Specialist Reveals Concerns Over Research
Wills dispute experts at Irwin Mitchell have revealed their concerns after new research showed a number of people throughout the UK are failing to consider the importance of making a Will.
Recent figures from bodies including Standard Life have highlighted that a large number of people of all ages, including those heading towards or beyond retirement, are yet to consider their plans for the future.
It has also been suggested that the main reason for people not making a decision about how their estates should be divided in the event of their death was simply that they had not got round to considering it.
Irwin Mitchell’s Will, Trust and Estate Disputes Team represents a number of clients who have faced difficulties as a result of their loved ones failing to prepare for what will happen to their assets after their death, as well as clients who want to stake a greater claim over the estate of a relative.
Adam Draper, a Wills dispute expert and associate solicitor on the team, said the findings of the research cannot be ignored.
He explained: “People cannot underestimate the impact that failing to prepare a proper, clear Will can have on their loved ones after they have passed away.
“If a person dies without a Will, i.e. intestate, their estate is distributed between relatives and loved ones in line with the Rules of Intestacy – which means only the closest family members of the deceased are likely to benefit.

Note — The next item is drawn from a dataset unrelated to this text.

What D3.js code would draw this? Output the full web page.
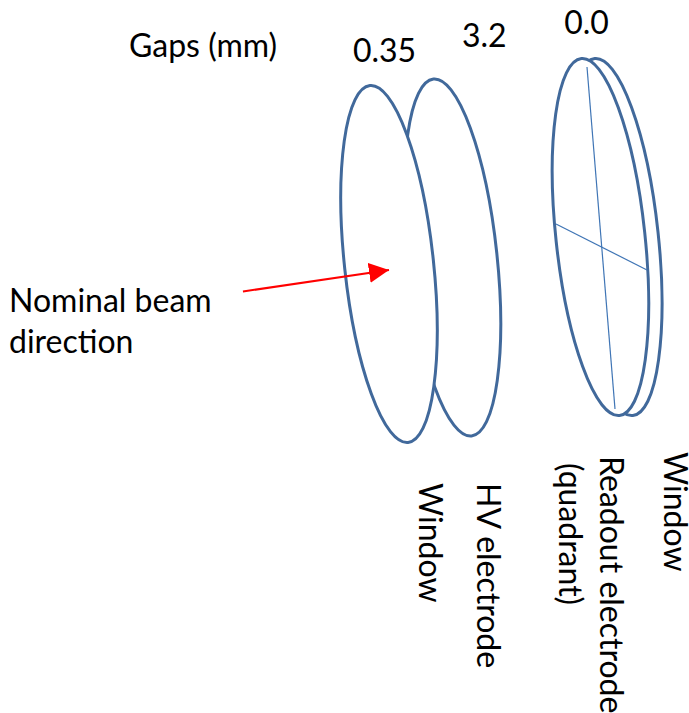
<!DOCTYPE html>
<html>
<head>
<meta charset="utf-8">
<script src="https://d3js.org/d3.v7.min.js"></script>
<style>
html, body { margin: 0; padding: 0; background: #fff; }
svg { display: block; }
text { font-family: Lato, "Open Sans", sans-serif; font-size: 32px; fill: #000; }
</style>
</head>
<body>
<div id="diagram"></div>
<script>
// discs, front to back, in schematic units along the beam
var discNames = ['Window', 'HV electrode', 'Readout electrode', 'Window'];
var discDepth = [0, 1, 3.33, 3.54];
var discRise = [0, 1, 4.15, 4.15];

var gapLabels = ['0.35', '3.2', '0.0'];
var gapDepth = [-0.07, 1.5, 3.11];
var gapRise = [0.31, 2.6, 4.65];

// quadrant lines on the readout electrode
var quadrantDepth = [[3.118, 3.559], [2.63, 4.063]];
var quadrantRise = [[30.3, -22.3], [6.15, -0.92]];

// beam arrow, tail then tip
var beamDepth = [-2.3, 0];
var beamRise = [-4.23, -0.92];

var width = 689;
var height = 713;

var x = d3.scaleLinear().domain([0, 1]).range([389, 452.5]);
var y = d3.scaleLinear().domain([0, 1]).range([264, 257.5]);

var svg = d3.select('#diagram').append('svg')
    .attr('width', width)
    .attr('height', height);

// back disc first so the front ones cover it
var discs = d3.range(discDepth.length).reverse();

svg.selectAll('ellipse')
    .data(discs)
    .enter()
    .append('ellipse')
    .attr('cx', 0)
    .attr('cy', 0)
    .attr('rx', 44.5)
    .attr('ry', 179.5)
    .attr('transform', function(d) {
        return 'translate(' + x(discDepth[d]) + ',' + y(discRise[d]) + ') rotate(-6.1)';
    })
    .style('fill', 'white')
    .style('stroke', '#41699b')
    .style('stroke-width', 3);

svg.selectAll('line.quadrant')
    .data(d3.range(quadrantDepth.length))
    .enter()
    .append('line')
    .attr('class', 'quadrant')
    .attr('x1', function(d) { return x(quadrantDepth[d][0]); })
    .attr('y1', function(d) { return y(quadrantRise[d][0]); })
    .attr('x2', function(d) { return x(quadrantDepth[d][1]); })
    .attr('y2', function(d) { return y(quadrantRise[d][1]); })
    .style('stroke', '#3f75b5')
    .style('stroke-width', 1.2);

// beam arrow
svg.append('defs').append('marker')
    .attr('id', 'head')
    .attr('markerUnits', 'userSpaceOnUse')
    .attr('viewBox', '0 0 20 20')
    .attr('refX', 20)
    .attr('refY', 10)
    .attr('markerWidth', 20)
    .attr('markerHeight', 20)
    .attr('orient', 'auto')
    .append('path')
    .attr('d', 'M0,0L20,10L0,20Z')
    .style('fill', '#ff0000');

svg.append('line')
    .attr('x1', x(beamDepth[0])).attr('y1', y(beamRise[0]))
    .attr('x2', x(beamDepth[1])).attr('y2', y(beamRise[1]))
    .attr('marker-end', 'url(#head)')
    .style('stroke', '#ff0000')
    .style('stroke-width', 2);

// labels
svg.append('text').attr('x', 129).attr('y', 57).text('Gaps (mm)');
svg.append('text').attr('x', 9).attr('y', 312).text('Nominal beam');
svg.append('text').attr('x', 9).attr('y', 353).text('direction');

svg.selectAll('text.gap')
    .data(gapLabels)
    .enter()
    .append('text')
    .attr('class', 'gap')
    .attr('text-anchor', 'middle')
    .attr('x', function(d, i) { return x(gapDepth[i]); })
    .attr('y', function(d, i) { return y(gapRise[i]) - 200; })
    .text(function(d) { return d; });

var verticalLabels = [
    { lbl: discNames[0], x: 419, y: 483 },
    { lbl: discNames[1], x: 477, y: 483 },
    { lbl: '(quadrant)', x: 559, y: 463 },
    { lbl: discNames[2], x: 600, y: 456 },
    { lbl: discNames[3], x: 664, y: 452 }
];

svg.selectAll('text.vert')
    .data(verticalLabels)
    .enter()
    .append('text')
    .attr('class', 'vert')
    .attr('transform', function(d) { return 'translate(' + d.x + ',' + d.y + ') rotate(90)'; })
    .text(function(d) { return d.lbl; });
</script>
</body>
</html>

“We regularly see cases where the wishes of someone who has died are not reflected by the Rules of Intestacy, particularly considering the complexity of today’s society and the rise in second marriages, civil partnerships and step families In addition under the Rules of Intestacy there is no scope to benefit a person’s close friends or preferred charities”
Discussing the benefits of writing a Will, Adam explained that it is the only way to ensure any dependents will benefit and avoid major legal difficulties in the future.
“Under the Rules of Intestacy there is no protection for unmarried co-habitees, and a partner may be forced to make a costly and protracted claim against the estate under the Inheritance (Provision for Family and Dependants) Act 1975,” he outlined.
“However, a properly advised and carefully considered Will can help to prevent such difficulties and ensure provision is made for the correct people. Another important issue worth considering is inheritance tax planning. Wills and or Trusts can be prepared to minimise the Inheritance Tax payable by an estate.
“Such issues, as well as the importance of making a Will, should not be taken lightly. I hope that the release of this research encourages people of all ages to assess their need to plan for the future and who they would want to provide for after their death.”